- Qeshlaq-e Hajji Ayman Kandi-ye Olya
- Coordinates: 39°30′22″N 47°41′31″E﻿ / ﻿39.50611°N 47.69194°E
- Country: Iran
- Province: Ardabil
- County: Parsabad
- District: Eslamabad
- Rural District: Shahrak

Population (2016)
- • Total: 169
- Time zone: UTC+3:30 (IRST)

= Qeshlaq-e Hajji Ayman Kandi-ye Olya =

Village in Ardabil province, Iran

Qeshlaq-e Hajji Ayman Kandi-ye Olya (قشلاق حاجي ايمانكندي عليا) (Note: Also romanized as Qeshlāq-e Ḩājjī Aymān Kandī-ye ‘Olyā) is a village in Shahrak Rural District of Eslamabad District in Parsabad County, Ardabil province, Iran.

==Demographics==
===Population===
At the time of the 2006 National Census, the village's population was 153 in 25 households, when it was in Qeshlaq-e Shomali Rural District (Note: Renamed Owltan Rural District) of the Central District.

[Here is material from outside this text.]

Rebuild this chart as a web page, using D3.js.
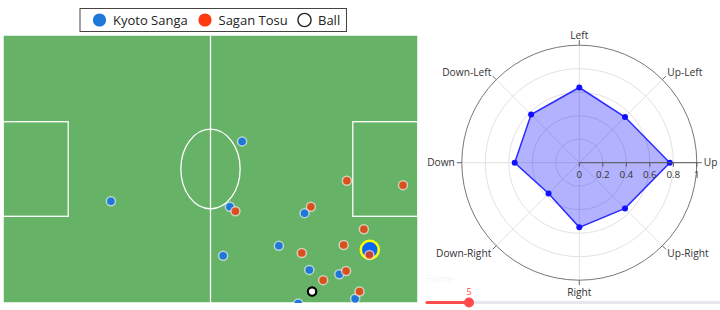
<!DOCTYPE html>
<html>
<head>
<meta charset="utf-8">
<script src="https://cdn.jsdelivr.net/npm/d3@7"></script>
<style>
  body { margin: 0; background: #fff; font-family: "Open Sans", sans-serif; }
  svg { display: block; }
</style>
</head>
<body>
<svg id="chart" width="720" height="310"></svg>
<script>
// pitch positions (metres, 105 x 68 pitch)
const kyotoX = [27.3, 60.5, 57.4, 76.3, 69.8, 55.7, 77.5, 85.1, 89.1, 74.7, 92.8];
const kyotoY = [25.8, 41.0, 24.4, 22.8, 14.5, 12.0, 8.4, 7.3, 1.1, -0.1, 13.5];
const saganX = [58.8, 77.9, 87.0, 101.2, 91.3, 86.2, 75.6, 86.8, 81.0, 90.2, 92.7];
const saganY = [23.3, 24.4, 31.0, 29.9, 18.7, 14.7, 12.7, 8.1, 5.8, 2.9, 12.2];
const ballX = [78.2];
const ballY = [2.9];
const selectedPlayer = 10; // index in kyoto list

const legendNames = ["Kyoto Sanga", "Sagan Tosu", "Ball"];

// movement direction radar
const directions = ["Up", "Up-Left", "Left", "Down-Left", "Down", "Down-Right", "Right", "Up-Right"];
const dirValues = [0.77, 0.55, 0.64, 0.58, 0.55, 0.37, 0.55, 0.55];
const radialTicks = [0, 0.2, 0.4, 0.6, 0.8, 1];

const frameLabel = "Frame";
const frameValue = 5;
const frameMax = 40;

const svg = d3.select("#chart");
const blue = "#1f77d6", red = "#d9572a";

// ---------- pitch ----------
const x = d3.scaleLinear().domain([0, 105]).range([3, 418]);
const y = d3.scaleLinear().domain([0, 68]).range([303, 35]);

svg.append("clipPath").attr("id", "pitchClip")
  .append("rect").attr("x", 3).attr("y", 35).attr("width", 415).attr("height", 268);

const pitch = svg.append("g").attr("clip-path", "url(#pitchClip)");
pitch.append("rect").attr("x", x(0)).attr("y", y(68)).attr("width", x(105) - x(0)).attr("height", y(0) - y(68))
  .attr("fill", "#66b266").attr("stroke", "#fff").attr("stroke-width", 1.5);

const lines = pitch.append("g").attr("fill", "none").attr("stroke", "#fff").attr("stroke-width", 1.3);
lines.append("line").attr("x1", x(52.5)).attr("x2", x(52.5)).attr("y1", y(0)).attr("y2", y(68));
lines.append("rect").attr("x", x(0)).attr("y", y(46)).attr("width", x(16.5) - x(0)).attr("height", y(22) - y(46));
lines.append("rect").attr("x", x(88.5)).attr("y", y(46)).attr("width", x(105) - x(88.5)).attr("height", y(22) - y(46));
lines.append("ellipse").attr("cx", x(52.5)).attr("cy", y(34))
  .attr("rx", x(7.5) - x(0)).attr("ry", y(0) - y(10.1));

const kyoto = kyotoX.map((v, i) => ({ x: v, y: kyotoY[i], i }));
const sagan = saganX.map((v, i) => ({ x: v, y: saganY[i], i }));

// highlighted player
const sel = kyoto[selectedPlayer];
pitch.append("circle").attr("cx", x(sel.x)).attr("cy", y(sel.y)).attr("r", 9)
  .attr("fill", "#0a64f5").attr("stroke", "#ffff00").attr("stroke-width", 2.5);

pitch.selectAll(".kyoto").data(kyoto.filter(d => d.i !== selectedPlayer)).join("circle")
  .attr("class", "kyoto")
  .attr("cx", d => x(d.x)).attr("cy", d => y(d.y)).attr("r", 4.5)
  .attr("fill", blue).attr("stroke", "rgba(255,255,255,0.6)").attr("stroke-width", 1.5);

pitch.selectAll(".sagan").data(sagan).join("circle")
  .attr("class", "sagan")
  .attr("cx", d => x(d.x)).attr("cy", d => y(d.y)).attr("r", 4.5)
  .attr("fill", "#f03c10").attr("fill-opacity", 0.82)
  .attr("stroke", "rgba(255,255,255,0.6)").attr("stroke-width", 1.5);

pitch.selectAll(".ball").data(ballX.map((v, i) => ({ x: v, y: ballY[i] }))).join("circle")
  .attr("class", "ball")
  .attr("cx", d => x(d.x)).attr("cy", d => y(d.y)).attr("r", 4.2)
  .attr("fill", "#fff").attr("stroke", "#000").attr("stroke-width", 2.2);

// ---------- legend ----------
const legend = svg.append("g").attr("transform", "translate(80,8.5)");
legend.append("rect").attr("width", 266.5).attr("height", 23)
  .attr("fill", "#fff").attr("stroke", "#444").attr("stroke-width", 1);
const legendX = [19.5, 125, 224.5];
const legendStyle = [
  { fill: "#1e78d8", stroke: "none", sw: 0 },
  { fill: "#ff3a10", stroke: "none", sw: 0 },
  { fill: "#fff", stroke: "#222", sw: 1.4 }
];
legendNames.forEach((n, i) => {
  legend.append("circle").attr("cx", legendX[i]).attr("cy", 11.5).attr("r", 6.6)
    .attr("fill", legendStyle[i].fill).attr("stroke", legendStyle[i].stroke).attr("stroke-width", legendStyle[i].sw);
  legend.append("text").attr("x", legendX[i] + 13.5).attr("y", 16)
    .attr("font-size", 13).attr("fill", "#222").text(n);
});

// ---------- polar ----------
const cx = 579.3, cy = 162.7, R = 117.5;
const r = d3.scaleLinear().domain([0, 1]).range([0, R]);
const ang = d3.scaleLinear().domain([0, directions.length]).range([0, 2 * Math.PI]);
const polar = svg.append("g").attr("transform", `translate(${cx},${cy})`);

polar.selectAll(".gridc").data(radialTicks.slice(1, -1)).join("circle")
  .attr("r", d => r(d)).attr("fill", "none").attr("stroke", "#e2e2e2").attr("stroke-width", 1);
polar.selectAll(".grida").data(directions).join("line")
  .attr("x1", 0).attr("y1", 0)
  .attr("x2", (d, i) => R * Math.cos(ang(i))).attr("y2", (d, i) => -R * Math.sin(ang(i)))
  .attr("stroke", "#e2e2e2").attr("stroke-width", 1);

// outer circle and angular ticks
polar.append("circle").attr("r", R).attr("fill", "none").attr("stroke", "#777").attr("stroke-width", 1);
polar.selectAll(".atick").data(directions).join("line")
  .attr("x1", (d, i) => R * Math.cos(ang(i))).attr("y1", (d, i) => -R * Math.sin(ang(i)))
  .attr("x2", (d, i) => (R + 5) * Math.cos(ang(i))).attr("y2", (d, i) => -(R + 5) * Math.sin(ang(i)))
  .attr("stroke", "#666").attr("stroke-width", 1);

polar.selectAll(".alabel").data(directions).join("text")
  .attr("x", (d, i) => (R + 7) * Math.cos(ang(i)))
  .attr("y", (d, i) => -(R + 7) * Math.sin(ang(i)))
  .attr("text-anchor", (d, i) => { const c = Math.cos(ang(i)); return c > 0.1 ? "start" : c < -0.1 ? "end" : "middle"; })
  .attr("dy", (d, i) => { const s = Math.sin(ang(i)); const c = Math.cos(ang(i));
    if (Math.abs(c) < 0.1) return s > 0 ? "0.05em" : "0.85em";
    return s > 0.1 ? "0.1em" : s < -0.1 ? "0.6em" : "0.35em"; })
  .attr("font-size", 10.2).attr("fill", "#333").text(d => d);

// data area
const radial = d3.lineRadial()
  .angle((d, i) => Math.PI / 2 - ang(i))
  .radius(d => r(d))
  .curve(d3.curveLinearClosed);
polar.append("path").attr("d", radial(dirValues))
  .attr("fill", "rgba(0,0,255,0.3)").attr("stroke", "#2b2bff").attr("stroke-width", 1.5);
polar.selectAll(".pt").data(dirValues).join("circle")
  .attr("cx", (d, i) => r(d) * Math.cos(ang(i))).attr("cy", (d, i) => -r(d) * Math.sin(ang(i)))
  .attr("r", 3).attr("fill", "#1010ff");

// radial axis along "Up"
polar.append("line").attr("x1", 0).attr("x2", R).attr("y1", 0).attr("y2", 0)
  .attr("stroke", "#555").attr("stroke-width", 1);
polar.selectAll(".rtick").data(radialTicks).join("line")
  .attr("x1", d => r(d)).attr("x2", d => r(d)).attr("y1", 0).attr("y2", 4)
  .attr("stroke", "#555").attr("stroke-width", 1);
polar.selectAll(".rlabel").data(radialTicks).join("text")
  .attr("x", d => r(d)).attr("y", 15.5).attr("text-anchor", "middle")
  .attr("font-size", 9.8).attr("fill", "#333").text(d => d3.format("~g")(d));

// ---------- frame slider ----------
const fx = d3.scaleLinear().domain([0, frameMax]).range([427, 427 + (469 - 427) * frameMax / frameValue]);
svg.append("text").attr("x", 426).attr("y", 282).attr("font-size", 9).attr("fill", "#f4f4f4").text(frameLabel);
svg.append("line").attr("x1", fx(0)).attr("x2", fx(frameMax)).attr("y1", 302.5).attr("y2", 302.5)
  .attr("stroke", "#e6e6ec").attr("stroke-width", 3).attr("stroke-linecap", "round");
svg.append("line").attr("x1", fx(0)).attr("x2", fx(frameValue)).attr("y1", 302.5).attr("y2", 302.5)
  .attr("stroke", "#ff4b4b").attr("stroke-width", 3).attr("stroke-linecap", "round");
svg.append("circle").attr("cx", fx(frameValue)).attr("cy", 302.5).attr("r", 5).attr("fill", "#ff4b4b");
svg.append("text").attr("x", fx(frameValue)).attr("y", 295).attr("text-anchor", "middle")
  .attr("font-size", 9).attr("fill", "#ff4b4b").text(frameValue);
</script>
</body>
</html>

The following census in 2011 counted 176 people in 44 households. The 2016 census measured the population of the village as 169 people in 45 households, by which time villages had been separated from the rural district in the formation of Eslamabad District. Qeshlaq-e Hajji Ayman Kandi-ye Olya was transferred to Shahrak Rural District created in the new district.